■ Recorded data ■

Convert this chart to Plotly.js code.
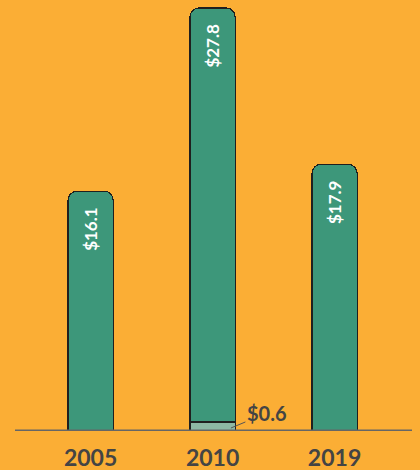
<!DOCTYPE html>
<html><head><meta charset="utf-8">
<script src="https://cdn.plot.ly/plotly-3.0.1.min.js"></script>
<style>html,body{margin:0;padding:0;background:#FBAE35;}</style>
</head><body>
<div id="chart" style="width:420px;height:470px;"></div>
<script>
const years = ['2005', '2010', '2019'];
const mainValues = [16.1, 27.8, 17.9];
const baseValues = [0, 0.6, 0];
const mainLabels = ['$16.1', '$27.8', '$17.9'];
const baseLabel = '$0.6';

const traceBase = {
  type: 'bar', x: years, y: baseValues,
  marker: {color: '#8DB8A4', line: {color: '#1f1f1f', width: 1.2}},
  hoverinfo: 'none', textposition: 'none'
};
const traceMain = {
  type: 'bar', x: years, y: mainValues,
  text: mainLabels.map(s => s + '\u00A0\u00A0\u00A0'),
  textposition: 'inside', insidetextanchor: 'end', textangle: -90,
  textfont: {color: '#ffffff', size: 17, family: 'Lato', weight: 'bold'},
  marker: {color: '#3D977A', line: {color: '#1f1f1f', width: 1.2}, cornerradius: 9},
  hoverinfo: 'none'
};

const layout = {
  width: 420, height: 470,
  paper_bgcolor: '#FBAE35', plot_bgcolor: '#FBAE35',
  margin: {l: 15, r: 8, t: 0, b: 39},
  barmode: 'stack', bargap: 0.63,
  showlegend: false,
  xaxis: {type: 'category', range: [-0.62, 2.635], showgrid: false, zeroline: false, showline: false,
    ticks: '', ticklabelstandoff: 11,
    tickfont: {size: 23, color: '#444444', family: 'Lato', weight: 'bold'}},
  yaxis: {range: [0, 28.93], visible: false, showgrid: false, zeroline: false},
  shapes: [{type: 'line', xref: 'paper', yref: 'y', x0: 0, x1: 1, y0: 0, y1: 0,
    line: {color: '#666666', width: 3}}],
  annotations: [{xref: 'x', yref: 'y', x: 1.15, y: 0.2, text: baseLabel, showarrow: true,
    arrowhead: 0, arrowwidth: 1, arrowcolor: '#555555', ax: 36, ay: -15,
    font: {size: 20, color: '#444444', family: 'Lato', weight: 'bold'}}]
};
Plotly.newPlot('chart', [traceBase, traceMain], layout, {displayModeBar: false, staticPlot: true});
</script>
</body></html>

■ Instructions to follow ■
Identify and extract each line of the listing that contains "chart".

■ Result of the task ■
Convert this chart to Plotly.js code.
<div id="chart" style="width:420px;height:470px;"></div>
Plotly.newPlot('chart', [traceBase, traceMain], layout, {displayModeBar: false, staticPlot: true});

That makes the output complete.